Paul Millman

Personal information
- Born: June 1946 (age 80) Cheltenham, England

Sport
- Country: England

Medal record
Men's squash
Representing Great Britain
World Team Championships
| Silver medal – second place | 1969 Midlands | Team |
| Silver medal – second place | 1971 Auckland | Team |
Representing England
European Team Championships
| Gold medal – first place | 1973 Edinburgh | Team |
| Gold medal – first place | 1974 Stockholm | Team |
| Gold medal – first place | 1976 Brussels | Team |

= Paul Millman =

English squash player (born 1946)

Paul Edward Millman (born June 1946) is an English former squash player. He was twice a world team runner-up and three time European team champion.

== Biography ==
Millman was born in Cheltenham and won the 1963 South of England junior Championship as a junior. He was taken under coaching by Jonah Barrington.

He represented Gloucestershire at county level and soon became the number ranked player in the county. He was subsequently selected to represent Great Britain, achieving his finest success to date, which came at the 1969 Men's World Team Squash Championships, when he helped Great Britain win the silver medal with Jonah Barrington, Mike Corby and Don Innes. He repeated the feat two years later at the 1971 Men's World Team Squash Championships but this time with Corby, John Easter and Philip Ayton.

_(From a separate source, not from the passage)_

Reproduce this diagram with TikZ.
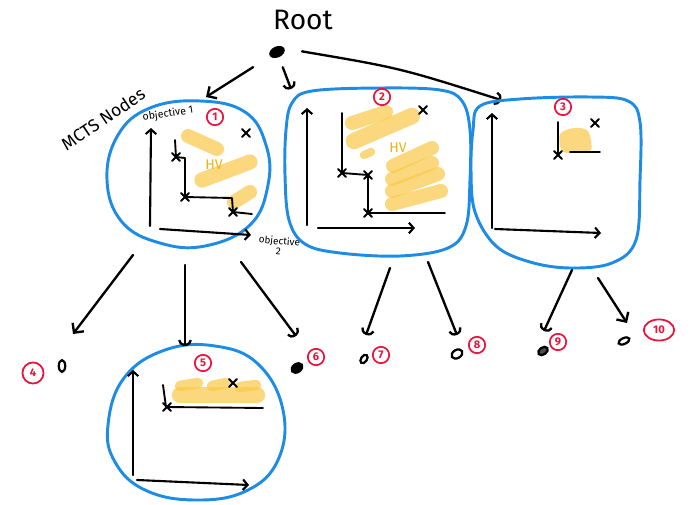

Millman went on to win three gold medals for the England men's national squash team at the European Squash Team Championships in 1973, 1974 and 1977.

He reached the British number two ranking in 1972 and was regularly asked to play exhibitions during special events. He was a marketing executive by trade and during 1975 he set a record of 41 England Great Britain appearances, in addition to marrying a South African player from Western Province.